REPUBLIKA.CO.ID, JAKARTA -- Mantan peneliti senior pada Pusat Penelitian Geoteknologi Lembaga Ilmu Pengetahuan Indonesia (LIPI) Jan Sopaheluwakan menyebutkan bencana gempa bumi yang terjadi Solok Selatan, Sumatra Barat bukanlah megathrust. Gempa bumi di Solok karena wilayah ini dilalui patahan Sumatra.

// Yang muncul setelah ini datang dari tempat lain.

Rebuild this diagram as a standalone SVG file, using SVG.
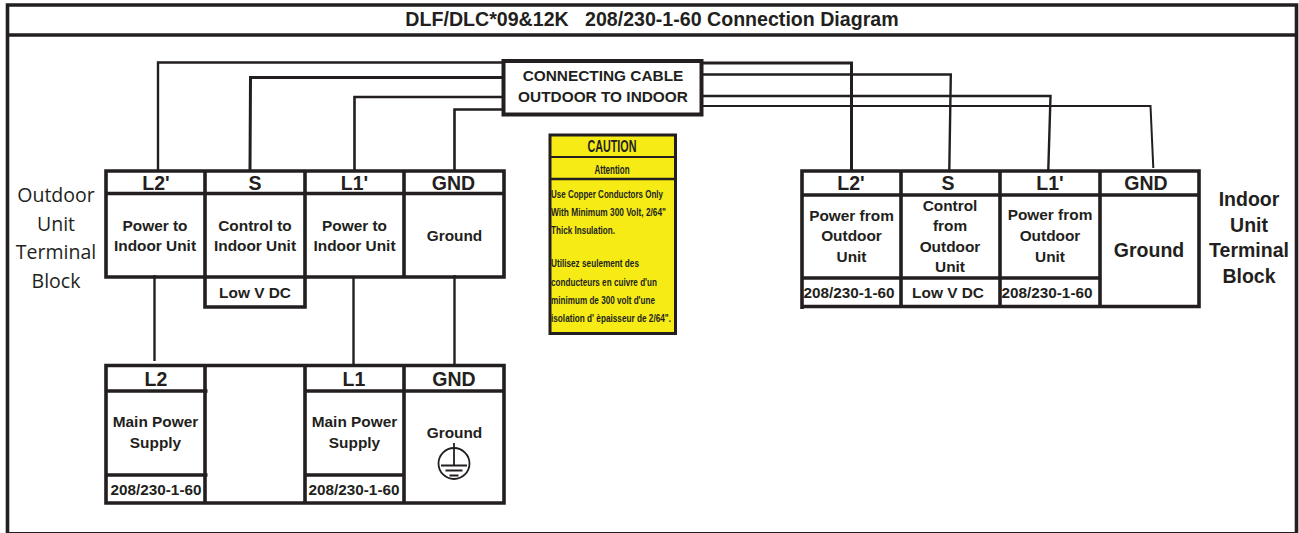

"Gempa di Solok Selatan bukan megathrust, sebab kalau megathrust maka sumber gempanya pasti masuk ke bawah (laut). Padahal pusat gempa itu di daratan, jadi itu pasti Patahan Sumatra," ujarnya saat ditemui Republika, di Jakarta, Kamis (28/2).
Jan menganalisis, wilayah Solok memang dilewati Patahan Sumatra. Ia menyebutkan, patahan ini membentang dari Banda Aceh sampai Teluk Semangko di Lampung dan akan patahan akan terus bergeser. "Kemudian dia (patahan) akan menciptakan energi lepas, bergerak, dan kemudian menjadi gempa," katanya.
Karena itu, ia menyebut wilayah yang dilalui patahan ini akan kembali mengalami gempa dan jika kekuatannya besar sekitar magnitudo (M) 7 maka bencana ini diprediksi bisa terulang sekitar 70 tahun sekali. Sedangkan gempa dengan kekuatan 5 skala richter (SR), ia menambahkan, bisa terjadi lebih cepat yaitu sekitar 20-30 tahun sekali dan ada di titik dan tempat yang sama. Kendati demikian, ia menyebut gempa di Solok hari ini terjadi di kedalaman dangkal karena di bawah 30 kilometer (km).
Sebelumnya Kepala Pusat Data Informasi dan Humas Badan Nasional Penanggulangan Bencana (BNPB) Sutopo Purwo Nugroho mengatakan, gempa bumi dengan kekuatan magnitudo (M) 5 yang berpusat di darat pada kedalaman 10 km berpusat di 50 km tenggara Solok Selatan menimbulkan dampak korban luka dan rumah rusak.
Gempa dirasakan sedang selama sekitar 3 detik pada 28 Februari 2019 pukul 06.27 WIB. Pascagempa bumi yang mengguncang wilayah Solok Selatan menyebabkan 48 jiwa luka-luka dan 343 unit rumah rusak. Hingga kini, pemerintah daerah, TNI, Polri dan mitra kerja setempat masih terus melakukan upaya penanganan darurat.